YOUR GOAL
Copy out the data below as written; omit any images.

DATA
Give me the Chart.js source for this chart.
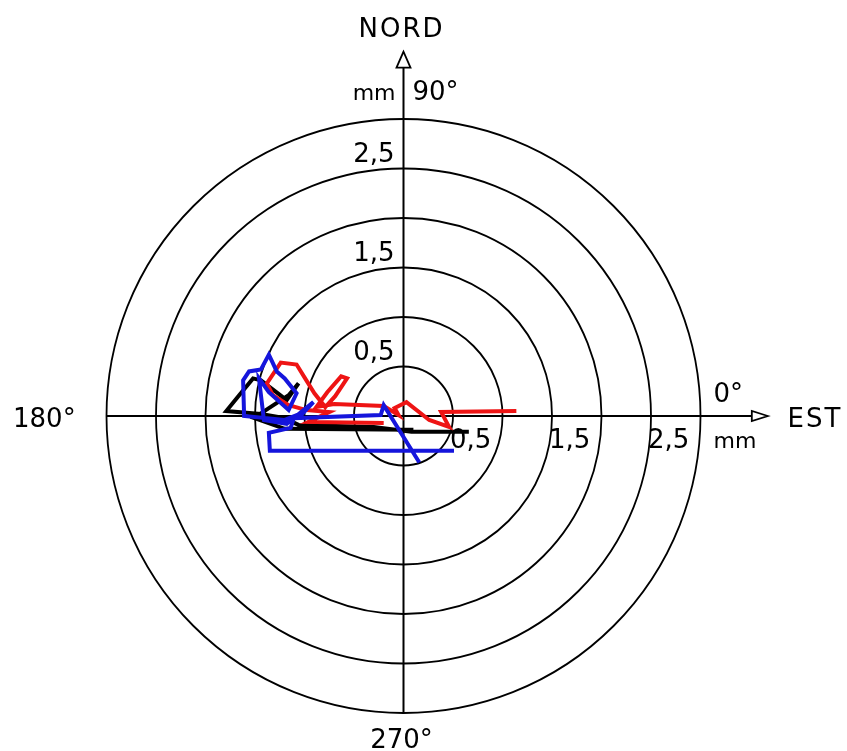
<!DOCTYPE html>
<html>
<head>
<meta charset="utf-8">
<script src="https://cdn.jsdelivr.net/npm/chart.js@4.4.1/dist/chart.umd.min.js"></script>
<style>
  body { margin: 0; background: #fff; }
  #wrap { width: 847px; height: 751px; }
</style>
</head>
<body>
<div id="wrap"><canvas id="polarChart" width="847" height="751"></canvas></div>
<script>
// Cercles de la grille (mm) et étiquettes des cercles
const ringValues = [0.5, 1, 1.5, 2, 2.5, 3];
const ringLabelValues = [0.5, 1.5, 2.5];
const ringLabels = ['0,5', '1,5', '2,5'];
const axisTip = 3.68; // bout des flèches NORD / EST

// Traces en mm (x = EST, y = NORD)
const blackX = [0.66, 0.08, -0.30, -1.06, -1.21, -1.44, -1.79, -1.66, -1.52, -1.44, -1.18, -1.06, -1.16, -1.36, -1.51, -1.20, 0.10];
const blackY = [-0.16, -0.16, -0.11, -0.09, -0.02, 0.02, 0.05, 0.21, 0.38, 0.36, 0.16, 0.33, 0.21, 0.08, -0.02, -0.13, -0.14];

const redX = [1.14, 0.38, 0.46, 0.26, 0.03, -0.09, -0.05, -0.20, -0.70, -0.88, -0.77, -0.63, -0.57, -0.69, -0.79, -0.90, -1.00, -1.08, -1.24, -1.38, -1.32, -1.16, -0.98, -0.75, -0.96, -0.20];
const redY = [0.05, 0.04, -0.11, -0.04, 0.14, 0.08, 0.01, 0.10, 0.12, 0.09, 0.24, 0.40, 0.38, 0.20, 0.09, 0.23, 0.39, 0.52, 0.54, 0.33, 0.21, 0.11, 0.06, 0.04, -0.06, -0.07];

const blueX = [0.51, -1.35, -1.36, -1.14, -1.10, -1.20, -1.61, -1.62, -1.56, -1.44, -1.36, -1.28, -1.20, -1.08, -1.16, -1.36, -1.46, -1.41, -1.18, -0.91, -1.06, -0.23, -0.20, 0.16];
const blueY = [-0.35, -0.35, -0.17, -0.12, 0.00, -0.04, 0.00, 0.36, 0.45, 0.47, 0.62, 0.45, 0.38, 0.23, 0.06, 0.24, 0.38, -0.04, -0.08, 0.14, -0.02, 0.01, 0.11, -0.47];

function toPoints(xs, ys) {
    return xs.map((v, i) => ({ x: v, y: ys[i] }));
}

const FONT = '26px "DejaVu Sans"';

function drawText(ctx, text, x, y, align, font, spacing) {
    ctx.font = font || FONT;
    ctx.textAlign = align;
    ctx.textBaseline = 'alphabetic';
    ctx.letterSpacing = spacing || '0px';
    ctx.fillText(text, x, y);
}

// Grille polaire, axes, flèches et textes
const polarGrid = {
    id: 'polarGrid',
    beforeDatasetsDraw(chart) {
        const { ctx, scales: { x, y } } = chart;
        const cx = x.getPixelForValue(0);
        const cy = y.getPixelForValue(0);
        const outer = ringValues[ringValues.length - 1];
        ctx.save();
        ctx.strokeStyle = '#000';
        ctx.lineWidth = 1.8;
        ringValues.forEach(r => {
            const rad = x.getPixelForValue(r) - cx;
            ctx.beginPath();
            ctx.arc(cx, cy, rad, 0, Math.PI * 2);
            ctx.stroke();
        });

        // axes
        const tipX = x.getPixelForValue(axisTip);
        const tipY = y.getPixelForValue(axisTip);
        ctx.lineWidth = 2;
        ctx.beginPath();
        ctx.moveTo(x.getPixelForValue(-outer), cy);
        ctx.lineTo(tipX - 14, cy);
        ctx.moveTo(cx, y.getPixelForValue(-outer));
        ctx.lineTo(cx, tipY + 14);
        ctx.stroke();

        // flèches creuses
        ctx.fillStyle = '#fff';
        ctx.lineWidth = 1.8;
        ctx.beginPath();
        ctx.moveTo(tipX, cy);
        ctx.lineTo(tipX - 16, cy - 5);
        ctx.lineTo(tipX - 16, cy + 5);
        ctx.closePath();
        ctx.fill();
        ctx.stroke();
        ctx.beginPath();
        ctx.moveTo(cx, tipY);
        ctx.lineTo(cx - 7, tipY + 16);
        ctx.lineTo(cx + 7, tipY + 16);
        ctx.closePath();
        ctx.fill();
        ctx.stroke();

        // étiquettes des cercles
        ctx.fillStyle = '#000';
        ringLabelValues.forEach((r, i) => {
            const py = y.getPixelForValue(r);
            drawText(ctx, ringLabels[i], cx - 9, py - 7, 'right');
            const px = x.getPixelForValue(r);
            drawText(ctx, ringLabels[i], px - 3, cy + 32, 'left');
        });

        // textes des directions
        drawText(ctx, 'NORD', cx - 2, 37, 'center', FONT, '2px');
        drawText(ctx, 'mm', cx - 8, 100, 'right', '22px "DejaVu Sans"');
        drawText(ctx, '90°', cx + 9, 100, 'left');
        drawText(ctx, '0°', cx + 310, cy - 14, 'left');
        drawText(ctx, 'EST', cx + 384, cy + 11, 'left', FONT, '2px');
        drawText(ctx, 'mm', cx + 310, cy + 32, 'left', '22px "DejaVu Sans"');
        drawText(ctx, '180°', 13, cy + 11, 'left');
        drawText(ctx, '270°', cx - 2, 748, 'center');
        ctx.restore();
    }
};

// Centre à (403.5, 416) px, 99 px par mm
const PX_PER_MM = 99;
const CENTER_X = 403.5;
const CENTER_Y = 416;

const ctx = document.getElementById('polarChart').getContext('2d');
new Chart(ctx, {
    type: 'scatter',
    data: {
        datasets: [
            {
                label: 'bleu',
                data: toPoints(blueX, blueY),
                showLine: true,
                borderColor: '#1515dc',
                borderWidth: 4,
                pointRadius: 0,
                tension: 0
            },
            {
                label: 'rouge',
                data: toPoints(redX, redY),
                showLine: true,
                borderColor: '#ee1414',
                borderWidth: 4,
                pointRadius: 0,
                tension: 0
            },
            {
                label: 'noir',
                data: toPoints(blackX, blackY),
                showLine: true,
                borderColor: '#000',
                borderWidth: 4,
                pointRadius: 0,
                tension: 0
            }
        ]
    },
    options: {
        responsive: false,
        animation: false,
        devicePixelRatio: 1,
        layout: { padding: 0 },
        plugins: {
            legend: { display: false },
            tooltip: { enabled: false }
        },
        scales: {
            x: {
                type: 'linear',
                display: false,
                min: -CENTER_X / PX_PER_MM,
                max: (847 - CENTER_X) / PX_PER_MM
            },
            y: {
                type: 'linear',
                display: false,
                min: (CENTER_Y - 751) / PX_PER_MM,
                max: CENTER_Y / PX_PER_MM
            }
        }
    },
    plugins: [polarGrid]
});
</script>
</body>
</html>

PROBLEM SOLUTION
Give me the Chart.js source for this chart.
<!DOCTYPE html>
<html>
<head>
<meta charset="utf-8">
<script src="https://cdn.jsdelivr.net/npm/chart.js@4.4.1/dist/chart.umd.min.js"></script>
<style>
  body { margin: 0; background: #fff; }
  #wrap { width: 847px; height: 751px; }
</style>
</head>
<body>
<div id="wrap"><canvas id="polarChart" width="847" height="751"></canvas></div>
<script>
// Cercles de la grille (mm) et étiquettes des cercles
const ringValues = [0.5, 1, 1.5, 2, 2.5, 3];
const ringLabelValues = [0.5, 1.5, 2.5];
const ringLabels = ['0,5', '1,5', '2,5'];
const axisTip = 3.68; // bout des flèches NORD / EST

// Traces en mm (x = EST, y = NORD)
const blackX = [0.66, 0.08, -0.30, -1.06, -1.21, -1.44, -1.79, -1.66, -1.52, -1.44, -1.18, -1.06, -1.16, -1.36, -1.51, -1.20, 0.10];
const blackY = [-0.16, -0.16, -0.11, -0.09, -0.02, 0.02, 0.05, 0.21, 0.38, 0.36, 0.16, 0.33, 0.21, 0.08, -0.02, -0.13, -0.14];

const redX = [1.14, 0.38, 0.46, 0.26, 0.03, -0.09, -0.05, -0.20, -0.70, -0.88, -0.77, -0.63, -0.57, -0.69, -0.79, -0.90, -1.00, -1.08, -1.24, -1.38, -1.32, -1.16, -0.98, -0.75, -0.96, -0.20];
const redY = [0.05, 0.04, -0.11, -0.04, 0.14, 0.08, 0.01, 0.10, 0.12, 0.09, 0.24, 0.40, 0.38, 0.20, 0.09, 0.23, 0.39, 0.52, 0.54, 0.33, 0.21, 0.11, 0.06, 0.04, -0.06, -0.07];

const blueX = [0.51, -1.35, -1.36, -1.14, -1.10, -1.20, -1.61, -1.62, -1.56, -1.44, -1.36, -1.28, -1.20, -1.08, -1.16, -1.36, -1.46, -1.41, -1.18, -0.91, -1.06, -0.23, -0.20, 0.16];
const blueY = [-0.35, -0.35, -0.17, -0.12, 0.00, -0.04, 0.00, 0.36, 0.45, 0.47, 0.62, 0.45, 0.38, 0.23, 0.06, 0.24, 0.38, -0.04, -0.08, 0.14, -0.02, 0.01, 0.11, -0.47];

function toPoints(xs, ys) {
    return xs.map((v, i) => ({ x: v, y: ys[i] }));
}

const FONT = '26px "DejaVu Sans"';

function drawText(ctx, text, x, y, align, font, spacing) {
    ctx.font = font || FONT;
    ctx.textAlign = align;
    ctx.textBaseline = 'alphabetic';
    ctx.letterSpacing = spacing || '0px';
    ctx.fillText(text, x, y);
}

// Grille polaire, axes, flèches et textes
const polarGrid = {
    id: 'polarGrid',
    beforeDatasetsDraw(chart) {
        const { ctx, scales: { x, y } } = chart;
        const cx = x.getPixelForValue(0);
        const cy = y.getPixelForValue(0);
        const outer = ringValues[ringValues.length - 1];
        ctx.save();
        ctx.strokeStyle = '#000';
        ctx.lineWidth = 1.8;
        ringValues.forEach(r => {
            const rad = x.getPixelForValue(r) - cx;
            ctx.beginPath();
            ctx.arc(cx, cy, rad, 0, Math.PI * 2);
            ctx.stroke();
        });

        // axes
        const tipX = x.getPixelForValue(axisTip);
        const tipY = y.getPixelForValue(axisTip);
        ctx.lineWidth = 2;
        ctx.beginPath();
        ctx.moveTo(x.getPixelForValue(-outer), cy);
        ctx.lineTo(tipX - 14, cy);
        ctx.moveTo(cx, y.getPixelForValue(-outer));
        ctx.lineTo(cx, tipY + 14);
        ctx.stroke();

        // flèches creuses
        ctx.fillStyle = '#fff';
        ctx.lineWidth = 1.8;
        ctx.beginPath();
        ctx.moveTo(tipX, cy);
        ctx.lineTo(tipX - 16, cy - 5);
        ctx.lineTo(tipX - 16, cy + 5);
        ctx.closePath();
        ctx.fill();
        ctx.stroke();
        ctx.beginPath();
        ctx.moveTo(cx, tipY);
        ctx.lineTo(cx - 7, tipY + 16);
        ctx.lineTo(cx + 7, tipY + 16);
        ctx.closePath();
        ctx.fill();
        ctx.stroke();

        // étiquettes des cercles
        ctx.fillStyle = '#000';
        ringLabelValues.forEach((r, i) => {
            const py = y.getPixelForValue(r);
            drawText(ctx, ringLabels[i], cx - 9, py - 7, 'right');
            const px = x.getPixelForValue(r);
            drawText(ctx, ringLabels[i], px - 3, cy + 32, 'left');
        });

        // textes des directions
        drawText(ctx, 'NORD', cx - 2, 37, 'center', FONT, '2px');
        drawText(ctx, 'mm', cx - 8, 100, 'right', '22px "DejaVu Sans"');
        drawText(ctx, '90°', cx + 9, 100, 'left');
        drawText(ctx, '0°', cx + 310, cy - 14, 'left');
        drawText(ctx, 'EST', cx + 384, cy + 11, 'left', FONT, '2px');
        drawText(ctx, 'mm', cx + 310, cy + 32, 'left', '22px "DejaVu Sans"');
        drawText(ctx, '180°', 13, cy + 11, 'left');
        drawText(ctx, '270°', cx - 2, 748, 'center');
        ctx.restore();
    }
};

// Centre à (403.5, 416) px, 99 px par mm
const PX_PER_MM = 99;
const CENTER_X = 403.5;
const CENTER_Y = 416;

const ctx = document.getElementById('polarChart').getContext('2d');
new Chart(ctx, {
    type: 'scatter',
    data: {
        datasets: [
            {
                label: 'bleu',
                data: toPoints(blueX, blueY),
                showLine: true,
                borderColor: '#1515dc',
                borderWidth: 4,
                pointRadius: 0,
                tension: 0
            },
            {
                label: 'rouge',
                data: toPoints(redX, redY),
                showLine: true,
                borderColor: '#ee1414',
                borderWidth: 4,
                pointRadius: 0,
                tension: 0
            },
            {
                label: 'noir',
                data: toPoints(blackX, blackY),
                showLine: true,
                borderColor: '#000',
                borderWidth: 4,
                pointRadius: 0,
                tension: 0
            }
        ]
    },
    options: {
        responsive: false,
        animation: false,
        devicePixelRatio: 1,
        layout: { padding: 0 },
        plugins: {
            legend: { display: false },
            tooltip: { enabled: false }
        },
        scales: {
            x: {
                type: 'linear',
                display: false,
                min: -CENTER_X / PX_PER_MM,
                max: (847 - CENTER_X) / PX_PER_MM
            },
            y: {
                type: 'linear',
                display: false,
                min: (CENTER_Y - 751) / PX_PER_MM,
                max: CENTER_Y / PX_PER_MM
            }
        }
    },
    plugins: [polarGrid]
});
</script>
</body>
</html>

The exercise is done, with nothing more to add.